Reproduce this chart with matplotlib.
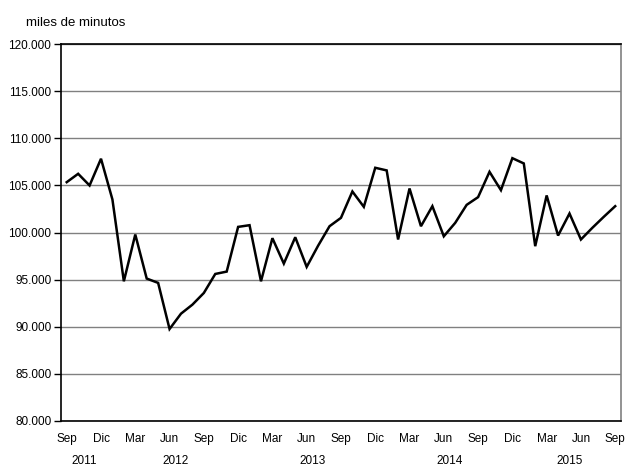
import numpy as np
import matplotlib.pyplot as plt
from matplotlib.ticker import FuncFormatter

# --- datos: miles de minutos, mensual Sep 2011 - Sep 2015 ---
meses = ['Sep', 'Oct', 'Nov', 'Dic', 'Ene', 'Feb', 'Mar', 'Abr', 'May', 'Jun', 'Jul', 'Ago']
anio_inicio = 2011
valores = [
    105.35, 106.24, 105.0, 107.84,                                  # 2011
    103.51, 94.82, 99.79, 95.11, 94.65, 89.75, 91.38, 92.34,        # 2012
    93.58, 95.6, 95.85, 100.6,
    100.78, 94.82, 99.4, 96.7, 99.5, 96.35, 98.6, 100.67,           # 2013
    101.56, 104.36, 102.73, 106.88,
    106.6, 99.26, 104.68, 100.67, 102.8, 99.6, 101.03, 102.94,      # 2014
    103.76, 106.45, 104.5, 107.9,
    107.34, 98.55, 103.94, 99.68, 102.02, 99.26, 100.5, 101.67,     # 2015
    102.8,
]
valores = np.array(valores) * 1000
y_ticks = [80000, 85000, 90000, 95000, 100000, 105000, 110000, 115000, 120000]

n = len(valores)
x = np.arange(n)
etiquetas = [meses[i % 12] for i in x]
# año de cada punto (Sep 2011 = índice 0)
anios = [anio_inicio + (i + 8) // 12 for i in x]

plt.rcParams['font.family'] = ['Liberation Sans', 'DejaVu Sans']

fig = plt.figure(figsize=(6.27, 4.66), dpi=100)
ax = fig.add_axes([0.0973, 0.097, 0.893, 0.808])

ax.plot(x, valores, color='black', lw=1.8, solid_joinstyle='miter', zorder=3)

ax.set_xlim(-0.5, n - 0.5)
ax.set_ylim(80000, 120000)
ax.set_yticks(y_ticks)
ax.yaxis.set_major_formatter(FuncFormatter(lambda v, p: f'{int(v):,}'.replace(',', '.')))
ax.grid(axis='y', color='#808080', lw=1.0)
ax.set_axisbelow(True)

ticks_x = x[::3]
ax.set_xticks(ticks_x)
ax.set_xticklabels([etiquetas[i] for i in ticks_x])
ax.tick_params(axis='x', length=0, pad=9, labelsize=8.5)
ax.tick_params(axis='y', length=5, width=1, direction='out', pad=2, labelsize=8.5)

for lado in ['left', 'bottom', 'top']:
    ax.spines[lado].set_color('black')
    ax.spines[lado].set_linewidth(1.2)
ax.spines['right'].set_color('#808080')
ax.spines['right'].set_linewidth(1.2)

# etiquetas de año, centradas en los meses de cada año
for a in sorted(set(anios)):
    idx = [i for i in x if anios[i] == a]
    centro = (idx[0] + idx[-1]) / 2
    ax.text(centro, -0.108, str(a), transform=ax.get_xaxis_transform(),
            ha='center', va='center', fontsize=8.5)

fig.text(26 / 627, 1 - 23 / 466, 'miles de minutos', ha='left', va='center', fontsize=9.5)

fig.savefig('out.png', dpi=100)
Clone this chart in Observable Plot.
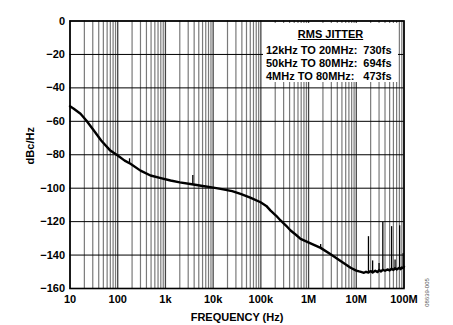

# [Exercise task]
Report the number of lines in the listing where the string "chart" appears, and nothing besides.

# [Task solution]
2